↓↓↓

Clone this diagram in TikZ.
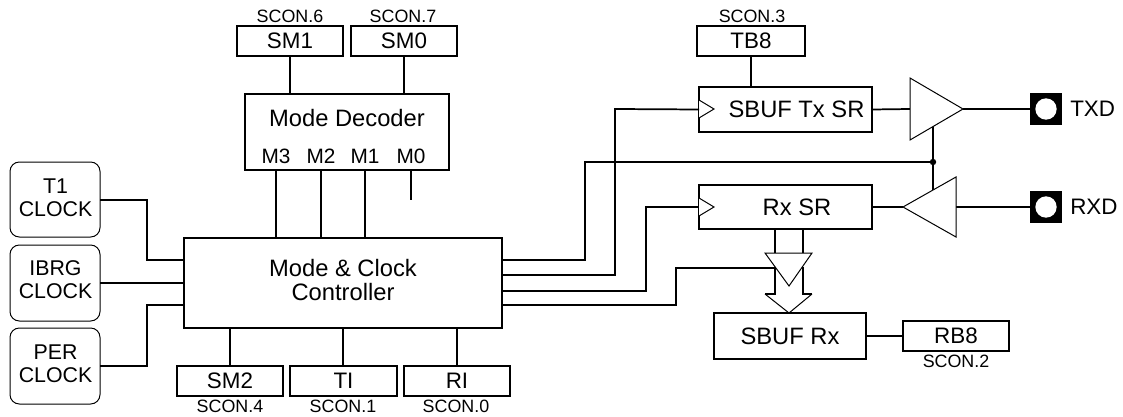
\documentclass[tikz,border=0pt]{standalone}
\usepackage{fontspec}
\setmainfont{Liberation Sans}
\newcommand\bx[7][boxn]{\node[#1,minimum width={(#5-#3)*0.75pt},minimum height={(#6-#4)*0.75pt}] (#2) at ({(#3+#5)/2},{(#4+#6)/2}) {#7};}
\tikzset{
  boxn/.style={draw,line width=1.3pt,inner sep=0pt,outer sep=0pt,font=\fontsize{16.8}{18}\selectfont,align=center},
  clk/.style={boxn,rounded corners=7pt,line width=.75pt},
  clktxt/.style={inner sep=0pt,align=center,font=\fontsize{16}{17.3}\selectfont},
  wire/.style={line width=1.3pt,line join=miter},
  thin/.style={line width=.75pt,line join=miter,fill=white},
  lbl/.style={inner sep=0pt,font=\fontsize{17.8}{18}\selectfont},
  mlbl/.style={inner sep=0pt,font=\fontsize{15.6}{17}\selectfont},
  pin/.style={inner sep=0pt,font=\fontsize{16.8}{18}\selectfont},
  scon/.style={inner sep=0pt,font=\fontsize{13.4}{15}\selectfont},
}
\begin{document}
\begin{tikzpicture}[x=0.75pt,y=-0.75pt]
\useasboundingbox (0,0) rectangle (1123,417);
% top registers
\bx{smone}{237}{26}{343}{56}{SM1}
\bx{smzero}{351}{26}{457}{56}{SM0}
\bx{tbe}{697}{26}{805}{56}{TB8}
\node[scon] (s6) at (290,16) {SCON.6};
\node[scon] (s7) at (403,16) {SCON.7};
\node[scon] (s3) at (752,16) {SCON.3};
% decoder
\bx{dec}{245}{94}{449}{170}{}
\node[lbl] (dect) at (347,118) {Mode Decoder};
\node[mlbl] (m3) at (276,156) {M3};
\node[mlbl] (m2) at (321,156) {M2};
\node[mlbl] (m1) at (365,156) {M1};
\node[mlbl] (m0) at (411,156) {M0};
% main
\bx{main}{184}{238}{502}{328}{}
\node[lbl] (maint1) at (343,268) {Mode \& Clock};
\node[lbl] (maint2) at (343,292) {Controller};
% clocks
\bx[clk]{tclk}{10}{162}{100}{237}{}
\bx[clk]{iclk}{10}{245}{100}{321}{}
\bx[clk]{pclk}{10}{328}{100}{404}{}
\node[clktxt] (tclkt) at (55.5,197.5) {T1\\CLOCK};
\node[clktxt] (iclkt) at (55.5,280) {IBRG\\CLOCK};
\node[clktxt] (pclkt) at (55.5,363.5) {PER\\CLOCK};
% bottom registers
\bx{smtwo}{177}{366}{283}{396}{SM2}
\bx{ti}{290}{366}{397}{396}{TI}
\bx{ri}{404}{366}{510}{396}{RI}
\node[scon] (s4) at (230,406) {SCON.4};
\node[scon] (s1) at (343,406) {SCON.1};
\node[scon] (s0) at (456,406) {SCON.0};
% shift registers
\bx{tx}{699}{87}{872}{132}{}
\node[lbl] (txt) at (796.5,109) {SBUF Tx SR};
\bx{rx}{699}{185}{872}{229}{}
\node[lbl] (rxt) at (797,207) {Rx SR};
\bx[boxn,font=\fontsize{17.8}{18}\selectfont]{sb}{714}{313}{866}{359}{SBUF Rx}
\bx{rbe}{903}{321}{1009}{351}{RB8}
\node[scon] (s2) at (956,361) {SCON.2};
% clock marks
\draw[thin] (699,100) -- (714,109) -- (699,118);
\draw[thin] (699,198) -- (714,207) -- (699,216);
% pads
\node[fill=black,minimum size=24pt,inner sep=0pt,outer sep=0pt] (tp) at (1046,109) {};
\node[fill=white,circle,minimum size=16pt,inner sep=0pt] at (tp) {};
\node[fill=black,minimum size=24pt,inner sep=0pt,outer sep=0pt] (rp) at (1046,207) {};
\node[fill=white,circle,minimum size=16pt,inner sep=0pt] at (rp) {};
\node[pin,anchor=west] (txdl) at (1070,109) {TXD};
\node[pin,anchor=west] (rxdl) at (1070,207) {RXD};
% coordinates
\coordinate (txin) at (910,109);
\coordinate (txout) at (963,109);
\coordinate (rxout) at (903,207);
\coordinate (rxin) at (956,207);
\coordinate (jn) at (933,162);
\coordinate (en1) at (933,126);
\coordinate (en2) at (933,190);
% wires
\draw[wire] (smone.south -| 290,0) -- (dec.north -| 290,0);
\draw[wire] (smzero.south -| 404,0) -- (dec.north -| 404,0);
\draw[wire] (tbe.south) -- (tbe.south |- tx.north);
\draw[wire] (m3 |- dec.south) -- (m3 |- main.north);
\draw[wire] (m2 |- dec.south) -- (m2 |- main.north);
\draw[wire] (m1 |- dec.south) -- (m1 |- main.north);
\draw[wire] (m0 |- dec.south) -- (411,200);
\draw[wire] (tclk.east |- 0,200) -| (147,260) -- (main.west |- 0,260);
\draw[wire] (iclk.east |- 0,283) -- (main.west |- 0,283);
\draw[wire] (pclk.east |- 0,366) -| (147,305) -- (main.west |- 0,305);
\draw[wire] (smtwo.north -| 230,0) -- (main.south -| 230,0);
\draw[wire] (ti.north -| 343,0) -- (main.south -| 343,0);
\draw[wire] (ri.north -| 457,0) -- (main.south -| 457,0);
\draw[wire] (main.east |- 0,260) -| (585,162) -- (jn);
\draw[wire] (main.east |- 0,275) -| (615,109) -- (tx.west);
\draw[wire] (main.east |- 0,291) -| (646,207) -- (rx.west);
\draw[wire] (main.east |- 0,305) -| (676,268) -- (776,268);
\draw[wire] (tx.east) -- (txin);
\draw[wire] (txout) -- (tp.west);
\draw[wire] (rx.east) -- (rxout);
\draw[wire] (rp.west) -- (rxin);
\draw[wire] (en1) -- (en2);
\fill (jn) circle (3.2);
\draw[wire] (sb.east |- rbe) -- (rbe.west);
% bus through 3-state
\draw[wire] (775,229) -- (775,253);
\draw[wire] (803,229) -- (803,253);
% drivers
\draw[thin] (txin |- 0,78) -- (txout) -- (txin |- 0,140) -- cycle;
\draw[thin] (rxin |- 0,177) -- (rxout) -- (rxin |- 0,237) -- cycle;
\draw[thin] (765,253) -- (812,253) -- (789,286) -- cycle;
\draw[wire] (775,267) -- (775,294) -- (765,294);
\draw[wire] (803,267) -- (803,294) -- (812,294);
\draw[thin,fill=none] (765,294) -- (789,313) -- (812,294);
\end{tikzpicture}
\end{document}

↑↑↑

* [Given problem]: Copy the material above exactly and drop the pictures.

* [Complete answer]:
Clone this diagram in TikZ.
\documentclass[tikz,border=0pt]{standalone}
\usepackage{fontspec}
\setmainfont{Liberation Sans}
\newcommand\bx[7][boxn]{\node[#1,minimum width={(#5-#3)*0.75pt},minimum height={(#6-#4)*0.75pt}] (#2) at ({(#3+#5)/2},{(#4+#6)/2}) {#7};}
\tikzset{
  boxn/.style={draw,line width=1.3pt,inner sep=0pt,outer sep=0pt,font=\fontsize{16.8}{18}\selectfont,align=center},
  clk/.style={boxn,rounded corners=7pt,line width=.75pt},
  clktxt/.style={inner sep=0pt,align=center,font=\fontsize{16}{17.3}\selectfont},
  wire/.style={line width=1.3pt,line join=miter},
  thin/.style={line width=.75pt,line join=miter,fill=white},
  lbl/.style={inner sep=0pt,font=\fontsize{17.8}{18}\selectfont},
  mlbl/.style={inner sep=0pt,font=\fontsize{15.6}{17}\selectfont},
  pin/.style={inner sep=0pt,font=\fontsize{16.8}{18}\selectfont},
  scon/.style={inner sep=0pt,font=\fontsize{13.4}{15}\selectfont},
}
\begin{document}
\begin{tikzpicture}[x=0.75pt,y=-0.75pt]
\useasboundingbox (0,0) rectangle (1123,417);
% top registers
\bx{smone}{237}{26}{343}{56}{SM1}
\bx{smzero}{351}{26}{457}{56}{SM0}
\bx{tbe}{697}{26}{805}{56}{TB8}
\node[scon] (s6) at (290,16) {SCON.6};
\node[scon] (s7) at (403,16) {SCON.7};
\node[scon] (s3) at (752,16) {SCON.3};
% decoder
\bx{dec}{245}{94}{449}{170}{}
\node[lbl] (dect) at (347,118) {Mode Decoder};
\node[mlbl] (m3) at (276,156) {M3};
\node[mlbl] (m2) at (321,156) {M2};
\node[mlbl] (m1) at (365,156) {M1};
\node[mlbl] (m0) at (411,156) {M0};
% main
\bx{main}{184}{238}{502}{328}{}
\node[lbl] (maint1) at (343,268) {Mode \& Clock};
\node[lbl] (maint2) at (343,292) {Controller};
% clocks
\bx[clk]{tclk}{10}{162}{100}{237}{}
\bx[clk]{iclk}{10}{245}{100}{321}{}
\bx[clk]{pclk}{10}{328}{100}{404}{}
\node[clktxt] (tclkt) at (55.5,197.5) {T1\\CLOCK};
\node[clktxt] (iclkt) at (55.5,280) {IBRG\\CLOCK};
\node[clktxt] (pclkt) at (55.5,363.5) {PER\\CLOCK};
% bottom registers
\bx{smtwo}{177}{366}{283}{396}{SM2}
\bx{ti}{290}{366}{397}{396}{TI}
\bx{ri}{404}{366}{510}{396}{RI}
\node[scon] (s4) at (230,406) {SCON.4};
\node[scon] (s1) at (343,406) {SCON.1};
\node[scon] (s0) at (456,406) {SCON.0};
% shift registers
\bx{tx}{699}{87}{872}{132}{}
\node[lbl] (txt) at (796.5,109) {SBUF Tx SR};
\bx{rx}{699}{185}{872}{229}{}
\node[lbl] (rxt) at (797,207) {Rx SR};
\bx[boxn,font=\fontsize{17.8}{18}\selectfont]{sb}{714}{313}{866}{359}{SBUF Rx}
\bx{rbe}{903}{321}{1009}{351}{RB8}
\node[scon] (s2) at (956,361) {SCON.2};
% clock marks
\draw[thin] (699,100) -- (714,109) -- (699,118);
\draw[thin] (699,198) -- (714,207) -- (699,216);
% pads
\node[fill=black,minimum size=24pt,inner sep=0pt,outer sep=0pt] (tp) at (1046,109) {};
\node[fill=white,circle,minimum size=16pt,inner sep=0pt] at (tp) {};
\node[fill=black,minimum size=24pt,inner sep=0pt,outer sep=0pt] (rp) at (1046,207) {};
\node[fill=white,circle,minimum size=16pt,inner sep=0pt] at (rp) {};
\node[pin,anchor=west] (txdl) at (1070,109) {TXD};
\node[pin,anchor=west] (rxdl) at (1070,207) {RXD};
% coordinates
\coordinate (txin) at (910,109);
\coordinate (txout) at (963,109);
\coordinate (rxout) at (903,207);
\coordinate (rxin) at (956,207);
\coordinate (jn) at (933,162);
\coordinate (en1) at (933,126);
\coordinate (en2) at (933,190);
% wires
\draw[wire] (smone.south -| 290,0) -- (dec.north -| 290,0);
\draw[wire] (smzero.south -| 404,0) -- (dec.north -| 404,0);
\draw[wire] (tbe.south) -- (tbe.south |- tx.north);
\draw[wire] (m3 |- dec.south) -- (m3 |- main.north);
\draw[wire] (m2 |- dec.south) -- (m2 |- main.north);
\draw[wire] (m1 |- dec.south) -- (m1 |- main.north);
\draw[wire] (m0 |- dec.south) -- (411,200);
\draw[wire] (tclk.east |- 0,200) -| (147,260) -- (main.west |- 0,260);
\draw[wire] (iclk.east |- 0,283) -- (main.west |- 0,283);
\draw[wire] (pclk.east |- 0,366) -| (147,305) -- (main.west |- 0,305);
\draw[wire] (smtwo.north -| 230,0) -- (main.south -| 230,0);
\draw[wire] (ti.north -| 343,0) -- (main.south -| 343,0);
\draw[wire] (ri.north -| 457,0) -- (main.south -| 457,0);
\draw[wire] (main.east |- 0,260) -| (585,162) -- (jn);
\draw[wire] (main.east |- 0,275) -| (615,109) -- (tx.west);
\draw[wire] (main.east |- 0,291) -| (646,207) -- (rx.west);
\draw[wire] (main.east |- 0,305) -| (676,268) -- (776,268);
\draw[wire] (tx.east) -- (txin);
\draw[wire] (txout) -- (tp.west);
\draw[wire] (rx.east) -- (rxout);
\draw[wire] (rp.west) -- (rxin);
\draw[wire] (en1) -- (en2);
\fill (jn) circle (3.2);
\draw[wire] (sb.east |- rbe) -- (rbe.west);
% bus through 3-state
\draw[wire] (775,229) -- (775,253);
\draw[wire] (803,229) -- (803,253);
% drivers
\draw[thin] (txin |- 0,78) -- (txout) -- (txin |- 0,140) -- cycle;
\draw[thin] (rxin |- 0,177) -- (rxout) -- (rxin |- 0,237) -- cycle;
\draw[thin] (765,253) -- (812,253) -- (789,286) -- cycle;
\draw[wire] (775,267) -- (775,294) -- (765,294);
\draw[wire] (803,267) -- (803,294) -- (812,294);
\draw[thin,fill=none] (765,294) -- (789,313) -- (812,294);
\end{tikzpicture}
\end{document}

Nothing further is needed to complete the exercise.